For instance, I've written numerous times about the disparate effects of different forms of violence, particularly "functional violence" and "spectacular violence." Either one of these can be centric in the formal sense: that the climax of a narrative depends on one form or the other, and in fact in this essay I contrasted two films which both had violent conclusions, though only one showed enough sense of "spectacle" to be labeled "combative." I stress "sense" of spectacle because the combative film displayed the intent to produce spectacle even though the execution of said spectacle was lousy.

 But I've been toying lately with the notion that there's another potential application of the centric/diffuse terminology, and that is to distinguish the ways in which the narrative impacts the audience, rather than dealing exclusively with the way dynamicity manifests within the diegesis of the narrative. In short, "diffuse will" can apply to all of the "forces" in the narrative that are peripheral to whatever holds the "center" in the narrative-- which is usually one of the radicals that describes the narrative's primary mythos-- which "centric will" can apply purely to those forces around which the narrative is truly centered. I suggest that the centricity of the primary radical has for modern audiences a ritualistic quality, not unlike the klea andron of which Harrison writes in the above quote. That manifestation of centric will is almost always the most important thing in the story and thus provides an imaginative center, even if a given author may choose to wander from that center to some extent.

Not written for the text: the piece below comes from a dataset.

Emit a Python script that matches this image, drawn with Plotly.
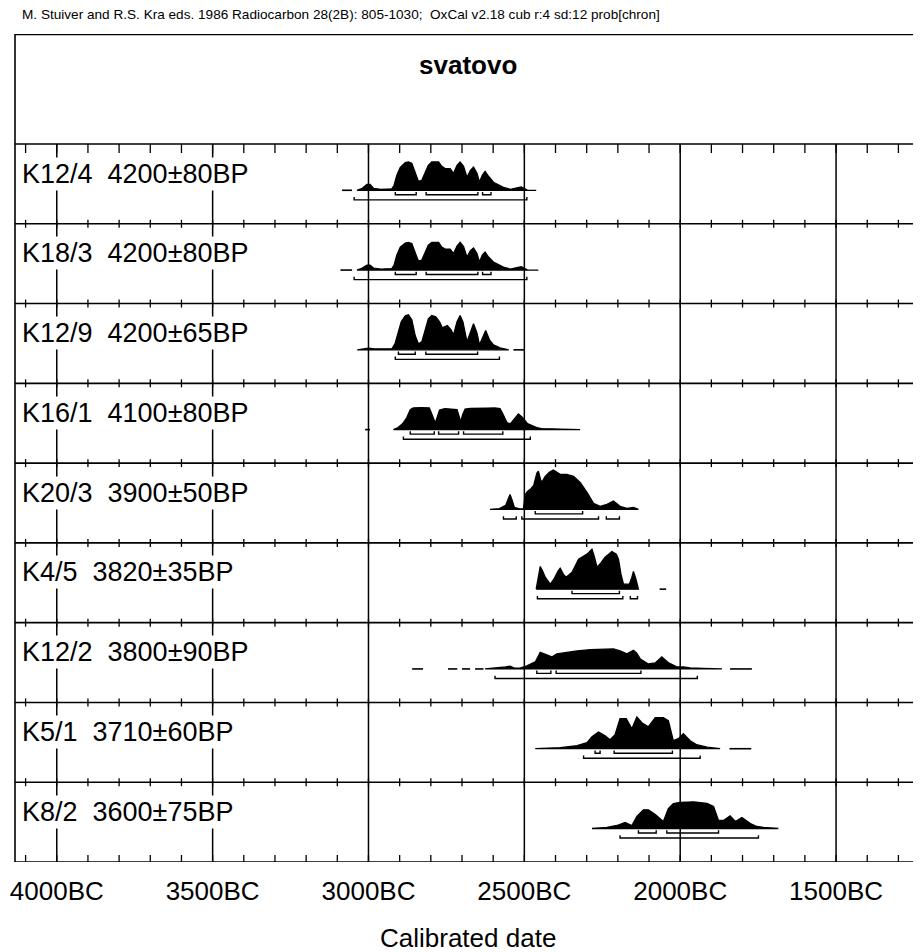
import plotly.graph_objects as go

# ---------------- data ----------------
samples = ["K12/4", "K18/3", "K12/9", "K16/1", "K20/3", "K4/5", "K12/2", "K5/1", "K8/2"]
bp_ages = [4200, 4200, 4200, 4100, 3900, 3820, 3800, 3710, 3600]
bp_errors = [80, 80, 65, 80, 50, 35, 90, 60, 75]

# calibrated probability curves: years BC and relative probability
k12_4_years = [3037, 3020, 3005, 2995, 2984, 2960, 2925, 2918, 2909, 2898, 2882, 2872, 2861, 2850, 2840, 2829, 2818, 2808, 2797, 2786, 2775, 2765, 2754, 2738, 2727, 2716, 2706, 2695, 2684, 2673, 2663, 2652, 2644, 2635, 2626, 2615, 2599, 2580, 2567, 2545, 2525, 2510, 2495, 2490, 2462]
k12_4_prob = [0, 2, 6, 6, 2, 1, 1.5, 5, 15, 23, 27.7, 28.3, 27, 18, 9, 10, 17, 25, 28.3, 28, 28.3, 24, 21.7, 21.7, 17, 25, 28.3, 24, 13, 20, 23.3, 17, 8, 15, 19, 14, 8, 5, 3, 1, 2.5, 3.3, 1, 0, 0]

k18_3_years = [3037, 3020, 3005, 2995, 2984, 2960, 2925, 2918, 2909, 2898, 2882, 2872, 2861, 2850, 2840, 2829, 2818, 2808, 2797, 2786, 2775, 2765, 2754, 2738, 2727, 2716, 2706, 2695, 2684, 2673, 2663, 2652, 2644, 2635, 2626, 2615, 2599, 2580, 2567, 2545, 2525, 2510, 2495, 2490, 2455]
k18_3_prob = [0, 2, 5, 5, 2, 1, 1.5, 5, 15, 23, 27, 27.7, 26.5, 18, 9, 10, 17, 25, 27.7, 27.5, 27.7, 23, 21, 21, 16.5, 24, 27.7, 23.5, 13, 19.5, 22, 16.5, 8, 15, 18, 13, 8, 5, 3, 1, 2.5, 3.3, 1, 0, 0]

k12_9_years = [3036, 3015, 3000, 2980, 2925, 2915, 2905, 2895, 2882, 2872, 2861, 2850, 2840, 2829, 2818, 2808, 2797, 2784, 2772, 2763, 2747, 2735, 2727, 2716, 2706, 2697, 2684, 2673, 2663, 2652, 2644, 2634, 2624, 2612, 2599, 2578, 2556, 2550]
k12_9_prob = [0, 1, 1.7, 1, 1, 6, 16, 28, 34, 35, 30, 14, 6, 8, 20, 31, 34.3, 33, 28, 22, 24.3, 20, 15, 28, 34.3, 28, 8, 18, 26, 17, 5, 12, 19.3, 10, 5, 2, 0.5, 0]

k16_1_years = [2920, 2905, 2890, 2877, 2866, 2856, 2830, 2805, 2795, 2786, 2780, 2772, 2755, 2735, 2716, 2708, 2704, 2698, 2690, 2674, 2650, 2620, 2595, 2578, 2568, 2556, 2545, 2530, 2519, 2505, 2490, 2475, 2460, 2445, 2400, 2321]
k16_1_prob = [0, 2, 6, 12, 20, 21.7, 22, 21.7, 14, 6.7, 12, 19.5, 21, 20.5, 20, 12, 7.7, 15, 20.5, 21.3, 21.7, 21.5, 21.7, 21, 15, 7, 5.7, 12, 15.7, 12, 6, 4, 2, 1, 0.6, 0.4]

k20_3_years = [2610, 2580, 2560, 2550, 2546, 2540, 2532, 2515, 2503, 2497, 2490, 2481, 2470, 2460, 2455, 2448, 2444, 2433, 2420, 2407, 2395, 2385, 2364, 2342, 2321, 2299, 2278, 2257, 2235, 2214, 2200, 2193, 2171, 2150, 2134]
k20_3_prob = [0, 0.7, 4, 12, 15, 10, 2, 0.5, 0.5, 15, 18, 20, 24, 36, 38.3, 30, 27, 33, 37, 39.3, 37, 35, 35, 33, 27, 17, 6, 3, 5, 8.3, 5, 3, 1, 2, 0]

k4_5_years = [2462, 2455, 2449, 2441, 2433, 2417, 2405, 2392, 2385, 2375, 2366, 2347, 2326, 2299, 2283, 2275, 2267, 2255, 2241, 2219, 2205, 2198, 2190, 2182, 2163, 2155, 2150, 2142, 2134]
k4_5_prob = [0, 15, 22.7, 18, 12, 5, 10, 18, 21, 15, 12, 17, 30, 35, 40, 32, 22, 26, 32, 37.7, 35, 30, 15, 5, 5, 12, 17.7, 10, 0]

k12_2_years = [2626, 2590, 2560, 2546, 2530, 2514, 2492, 2465, 2455, 2449, 2428, 2412, 2396, 2364, 2331, 2289, 2246, 2214, 2193, 2171, 2150, 2140, 2128, 2102, 2080, 2059, 2037, 2011, 1990, 1968, 1925, 1866]
k12_2_prob = [0, 0.7, 2, 2.7, 0.7, 0.7, 3, 7, 14, 16.7, 14, 12, 15, 16.7, 18, 19.3, 20, 20, 18, 15, 18.7, 16, 10, 5, 6, 12, 6, 2, 2, 1, 0.5, 0]

k5_1_years = [2465, 2385, 2331, 2299, 2283, 2262, 2241, 2225, 2209, 2200, 2193, 2173, 2155, 2139, 2123, 2102, 2080, 2054, 2038, 2030, 2022, 2006, 1990, 1968, 1947, 1914, 1872]
k5_1_prob = [0, 1, 3, 6, 12, 16.7, 13, 9, 14, 24, 30, 30, 20, 31.7, 26, 22, 31, 31, 28, 18, 8, 10, 15, 8, 4, 1.5, 0]

k8_2_years = [2283, 2235, 2203, 2177, 2155, 2139, 2118, 2102, 2080, 2054, 2038, 2022, 2000, 1957, 1914, 1893, 1877, 1861, 1840, 1823, 1802, 1775, 1754, 1733, 1685]
k8_2_prob = [0, 1, 3, 6, 3, 12, 18.7, 18.7, 14, 7, 20, 25, 26, 26.7, 25, 22, 8, 8, 12.7, 7, 11, 5, 2, 1, 0]

# low-probability tail dashes (years BC)
k12_4_tails = [[3085, 3053]]
k18_3_tails = [[3090, 3053]]
k12_9_tails = [[2535, 2498]]
k16_1_tails = [[3011, 2995]]
k20_3_tails = []
k4_5_tails = [[2066, 2045]]
k12_2_tails = [[2860, 2825], [2745, 2715], [2700, 2674], [2658, 2631], [1840, 1770]]
k5_1_tails = [[1842, 1772]]
k8_2_tails = []

# 68.2% and 95.4% ranges (years BC)
k12_4_sig1 = [[2914, 2847], [2815, 2649], [2634, 2607]]
k12_4_sig2 = [[3046, 2492]]
k18_3_sig1 = [[2914, 2847], [2815, 2649], [2634, 2607]]
k18_3_sig2 = [[3046, 2492]]
k12_9_sig1 = [[2904, 2850], [2816, 2650]]
k12_9_sig2 = [[2914, 2580]]
k16_1_sig1 = [[2866, 2789], [2775, 2711], [2695, 2569]]
k16_1_sig2 = [[2888, 2481]]
k20_3_sig1 = [[2465, 2313]]
k20_3_sig2 = [[2567, 2526], [2508, 2262], [2237, 2195]]
k4_5_sig1 = [[2347, 2195]]
k4_5_sig2 = [[2458, 2184], [2160, 2137]]
k12_2_sig1 = [[2460, 2415], [2398, 2126]]
k12_2_sig2 = [[2594, 1945]]
k5_1_sig1 = [[2273, 2257], [2212, 2025]]
k5_1_sig2 = [[2310, 1936]]
k8_2_sig1 = [[2134, 2077], [2043, 1877]]
k8_2_sig2 = [[2193, 1749]]

axis_years = [4000, 3500, 3000, 2500, 2000, 1500]
axis_labels = ["4000BC", "3500BC", "3000BC", "2500BC", "2000BC", "1500BC"]
minor_years = list(range(1300, 4200, 100))

site_title = "svatovo"
header_text = ("M. Stuiver and R.S. Kra eds. 1986 Radiocarbon 28(2B): 805-1030;  "
               "OxCal v2.18 cub r:4 sd:12 prob[chron]")
x_title = "Calibrated date"

curves = [(k12_4_years, k12_4_prob), (k18_3_years, k18_3_prob), (k12_9_years, k12_9_prob),
          (k16_1_years, k16_1_prob), (k20_3_years, k20_3_prob), (k4_5_years, k4_5_prob),
          (k12_2_years, k12_2_prob), (k5_1_years, k5_1_prob), (k8_2_years, k8_2_prob)]
tails = [k12_4_tails, k18_3_tails, k12_9_tails, k16_1_tails, k20_3_tails,
         k4_5_tails, k12_2_tails, k5_1_tails, k8_2_tails]
sig1 = [k12_4_sig1, k18_3_sig1, k12_9_sig1, k16_1_sig1, k20_3_sig1,
        k4_5_sig1, k12_2_sig1, k5_1_sig1, k8_2_sig1]
sig2 = [k12_4_sig2, k18_3_sig2, k12_9_sig2, k16_1_sig2, k20_3_sig2,
        k4_5_sig2, k12_2_sig2, k5_1_sig2, k8_2_sig2]

# ---------------- layout constants ----------------
X_LEFT, X_RIGHT = 4134, 1227.5
HEADER = 1.379          # header height in row units
N = len(samples)
BASE = 0.58             # baseline offset within a row
PSCALE = 1 / 79.78      # relative probability -> row units
S1_OFF, S2_OFF, BRK = 0.056, 0.12, 0.035
FONT = "Liberation Sans, Arial, Helvetica, sans-serif"

fig = go.Figure()

for i in range(N):
    base = i + BASE
    yrs, pr = curves[i]
    xs = list(yrs) + list(yrs[::-1])
    ys = [base - p * PSCALE for p in pr] + [base] * len(yrs)
    fig.add_trace(go.Scatter(x=xs, y=ys, mode="lines", fill="toself",
                             fillcolor="black", line=dict(color="black", width=1.3),
                             hoverinfo="skip", showlegend=False))
    tx, ty = [], []
    for a, b in tails[i]:
        tx += [a, b, None]
        ty += [base, base, None]
    if tx:
        fig.add_trace(go.Scatter(x=tx, y=ty, mode="lines", line=dict(color="black", width=1.6),
                                 hoverinfo="skip", showlegend=False))
    bx, by = [], []
    for rngs, off in ((sig1[i], S1_OFF), (sig2[i], S2_OFF)):
        yb = base + off
        for a, b in rngs:
            bx += [a, a, b, b, None]
            by += [yb - BRK, yb, yb, yb - BRK, None]
    fig.add_trace(go.Scatter(x=bx, y=by, mode="lines", line=dict(color="black", width=1.4),
                             hoverinfo="skip", showlegend=False))

# tick marks on the row lines
gx, gy = [], []
for k in range(N + 1):
    for yr in minor_years:
        if k == 0:
            y0, y1 = 0, 0.113
        elif k == N:
            y0, y1 = N, N - 0.088
        else:
            y0, y1 = k - 0.05, k + 0.05
        gx += [yr, yr, None]
        gy += [y0, y1, None]
fig.add_trace(go.Scatter(x=gx, y=gy, mode="lines", line=dict(color="black", width=1.3),
                         hoverinfo="skip", showlegend=False))

shapes = []
for k in range(N + 1):
    shapes.append(dict(type="line", xref="paper", yref="y", x0=0, x1=1, y0=k, y1=k,
                       line=dict(color="black", width=1.6), layer="below"))
for yr in axis_years:
    shapes.append(dict(type="line", xref="x", yref="y", x0=yr, x1=yr, y0=0, y1=N,
                       line=dict(color="black", width=1.5), layer="below"))
shapes.append(dict(type="line", xref="paper", yref="y", x0=0, x1=1, y0=-HEADER, y1=-HEADER,
                   line=dict(color="black", width=2.6), layer="below"))
shapes.append(dict(type="line", xref="paper", yref="y", x0=0, x1=0, y0=-HEADER, y1=N,
                   line=dict(color="black", width=1.6), layer="below"))

annotations = []
for i in range(N):
    annotations.append(dict(
        x=0, xref="paper", xanchor="left", xshift=5,
        y=i + 0.37, yref="y", yanchor="middle",
        text=f"{samples[i]}\u00a0\u00a0{bp_ages[i]}±{bp_errors[i]}BP",
        showarrow=False, bgcolor="white", borderpad=1,
        font=dict(family=FONT, size=27, color="black")))
annotations.append(dict(x=0.5, xref="paper", y=-HEADER + 0.39, yref="y", yanchor="middle",
                        text=f"<b>{site_title}</b>", showarrow=False,
                        font=dict(family=FONT, size=26, color="black")))
annotations.append(dict(x=0.0055, xref="paper", xanchor="left", y=1.023, yref="paper",
                        yanchor="middle", text=header_text, showarrow=False,
                        font=dict(family=FONT, size=13.6, color="black")))
annotations.append(dict(x=0.5, xref="paper", y=-0.092, yref="paper", yanchor="middle",
                        text=x_title, showarrow=False,
                        font=dict(family=FONT, size=26, color="black")))

# the page body adds an 8px offset, so the figure is 8px smaller and margins compensate
fig.update_layout(
    width=913, height=944,
    margin=dict(l=7, r=0, t=26, b=90, autoexpand=False),
    paper_bgcolor="white", plot_bgcolor="white",
    shapes=shapes, annotations=annotations, showlegend=False,
    xaxis=dict(range=[X_LEFT, X_RIGHT], tickvals=axis_years, ticktext=axis_labels,
               ticks="", showgrid=False, zeroline=False, showline=False,
               tickfont=dict(family=FONT, size=26, color="black"),
               ticklabelstandoff=11, fixedrange=True, automargin=False),
    yaxis=dict(range=[N, -HEADER], showticklabels=False, ticks="", showgrid=False,
               zeroline=False, showline=False, fixedrange=True, automargin=False),
)

fig.write_html("out.html")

ADDENDUM: I retooled this essay-- originally set down yesterday under the title "Centric and Diffuse Violence"-- because after a little thought I decided that the use of "narrative violence" as expressed by Bataille was interesting to explore somewhat, but was ultimately too confusing for prolonged usage. Therefore I revised the essay to speak of "narrative will" instead, to better reflect one of the cornerstones of my theory, first expressed here.